Harvard students are great at solving optimization problems — the hard part is knowing what to optimize for. Most of us come into freshman year having just spent an adolescence on good grades and impressive activities, maximizing our appeal to admissions officers. And then what?

I guess that's what the education part was for. We were supposed to sit down, read some books, hash it out. But the world was complicated, and the devil's advocate was loud, and our curriculum was so radically agnostic that many of us graduated in a state of moral confusion, ready to subscribe to whichever narrative came bundled with two years deferred graduation and weekend trips to Bali.

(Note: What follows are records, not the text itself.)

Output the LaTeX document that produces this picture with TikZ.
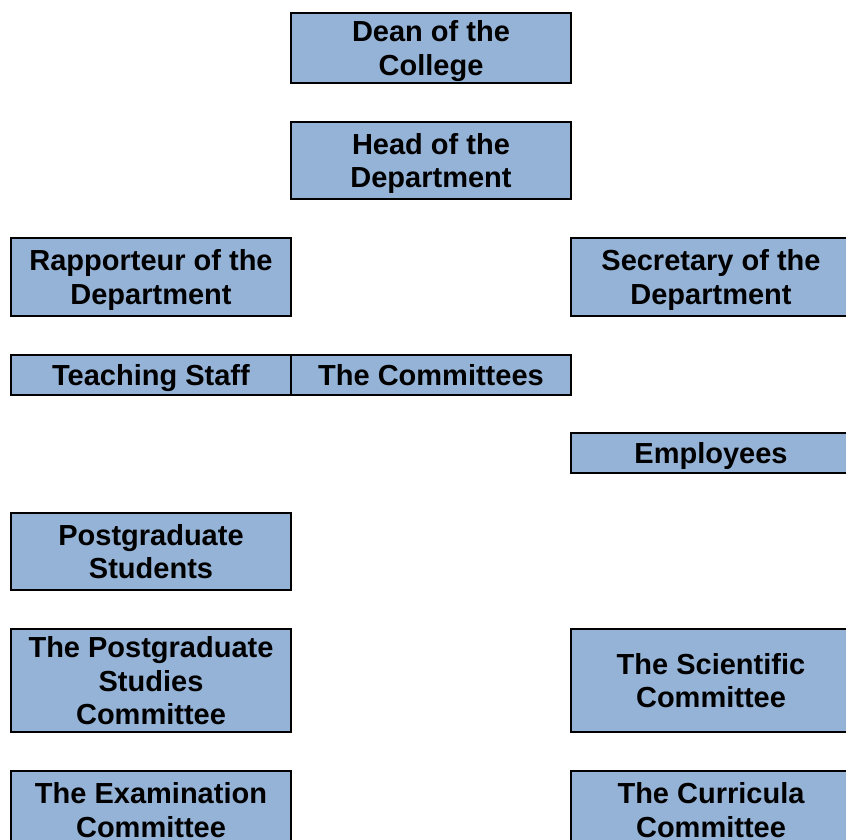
\documentclass[tikz,border=0pt]{standalone}
\usepackage{fontspec}
\setmainfont{Liberation Sans}
\definecolor{boxblue}{HTML}{95B3D7}
\newcommand{\topstrut}{\rule{0pt}{26.2pt}}
\newcommand{\botstrut}{\rule[-6.1pt]{0pt}{6.1pt}}
\begin{document}
\begin{tikzpicture}[x=1pt,y=-1pt,
  orgbox/.style={draw=black, line width=2pt, fill=boxblue, minimum width=280pt,
    inner sep=0pt, align=center, font=\bfseries\fontsize{29}{33.4}\selectfont,
    execute at begin node=\topstrut, execute at end node=\botstrut},
  mlbox/.style={orgbox, text depth=0pt},
]
\useasboundingbox (0,0) rectangle (846,840);
\clip (0,0) rectangle (846,840);
\node[mlbox, minimum height=70pt] (dean) at (431,48) {Dean of the\\College};
\node[mlbox, minimum height=77pt] (head) at (431,160.5) {Head of the\\Department};
\node[mlbox, minimum height=78pt] (rapp) at (151,277) {Rapporteur of the\\Department};
\node[mlbox, minimum height=78pt] (secr) at (711,277) {Secretary of the\\Department};
\node[orgbox, minimum height=40pt] (teach) at (151,375) {Teaching Staff};
\node[orgbox, minimum height=40pt] (comm) at (431,375) {The Committees};
\node[orgbox, minimum height=40pt] (empl) at (711,453) {Employees};
\node[mlbox, minimum height=77pt] (pgst) at (151,551.5) {Postgraduate\\Students};
\node[mlbox, minimum height=103pt] (pgsc) at (151,680.5) {The Postgraduate\\Studies\\Committee};
\node[mlbox, minimum height=103pt] (scic) at (711,680.5) {The Scientific\\Committee};
\node[mlbox, minimum height=78pt] (exam) at (151,810) {The Examination\\Committee};
\node[mlbox, minimum height=78pt] (curr) at (711,810) {The Curricula\\Committee};
\end{tikzpicture}
\end{document}
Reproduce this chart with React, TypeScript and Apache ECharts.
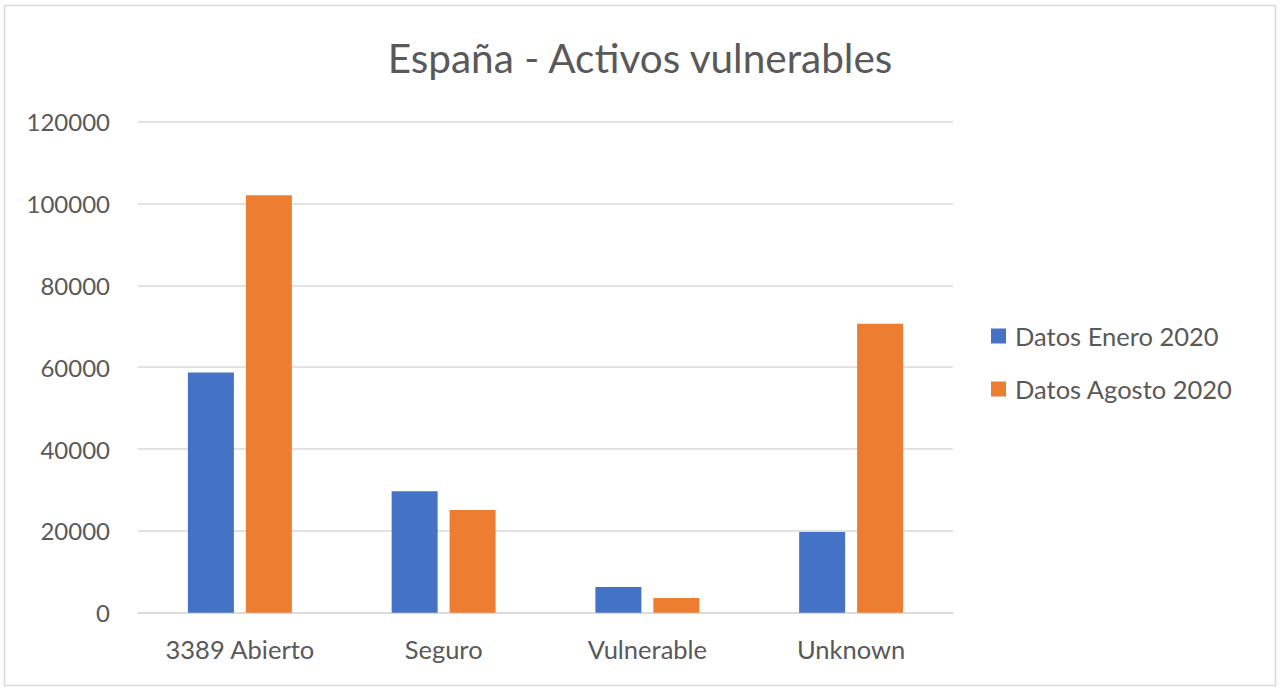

I fell for it too — I understand the appeal. It's a decision that feels, comfortingly, like indecision. It offers security disguised as freedom, compliance branded as achievement. And its core premise is simple, even beautiful: Your wealth is earned. Your power is legitimate.

But the premise is false. And you know that it's false. And you don't care that you know that it's false. You pretend you believe it, or just as damningly, you pretend you believe nothing.

It’s not you, it's how the game is played. We bottle up questions and reservations to avoid offending our bosses. The thing is, our bosses are bullshitting too: that's why they hired us! "We got a Harvard kid to sign off on this, so whatever happens, you know we did our best." They take five percent, rain or shine.

I've argued previously in these pages that college incentivizes us to write papers that look and sound smart, regardless of actual content. I'm now convinced the problem runs deeper. This signaling game isn't just how teaching fellows distribute grades, it's how holders of capital distribute wealth. I'm a living, breathing "whom." My job is to make a company look smart and legitimate. I'm just embarrassed it took me until the second time a CEO led investors to my workspace to notice.

A friend, now working as a teacher, told me the other day that our mutual acquaintance (a bro-y drunk, as I remember) is now casually moving hundreds of millions of dollars a day. This is a common genre of laugh-then-sigh joke for people who have entered and exited the Harvard bubble: We've met the secret cabal that runs everything, and boy, they don't have a clue what's going on either.

I mean, it's almost funny if you don't think too hard about the consequences. Section kid controls the means of production!

So no, I'm not telling you to quit your job. I don't know what you should do with your time, or what I should do, for that matter. But I'm working on it. I wish you'd join me.

I wish there was a context where we could talk freely and earnestly about what we think we believe, what we think we want, and what we're really just unsure about. I wish we could approach the open 60-year canvas ahead with true uncertainty, without the constraint that the next step has to follow logically, respectably from the last. I wish these conversations didn't put you in the defensive crouch of arguing that what you do for 40+ hours a week is fundamentally good.

Maybe I sound like a scold, but really: Imagine what we could do if we viewed social problems with a fraction of the creative urgency with which Silicon Valley views the distance between a twentysomething and the laundromat. We, of all people, are not passive observers of this drama!

No, I'm not so naïve as to think that some grand theory of everything, the key to a virtuous and consequential life, is just around the corner. In all honesty, I doubt most of us will ever be fully satisfied we chose the best life available to us. But I reject the idea that we should throw up our hands and take refuge in the dubious wisdom of crowds. We can try.

So here’s what I ask. Sometime soon, create a distance between yourself and the rhythms of your life. Travel somewhere alone, without work friends or internet. Even just take a long walk with your phone off. When the noise is shut out, when the instant feedback of your social network is reduced to a far-off hum, ask yourself two questions:

What are you doing?

And what do you think someone with your skills, resources, and connections could be doing in this moment?

You have nothing to lose but your check-plus.

Milo B. Beckman ’15 is a graduate of Eliot House.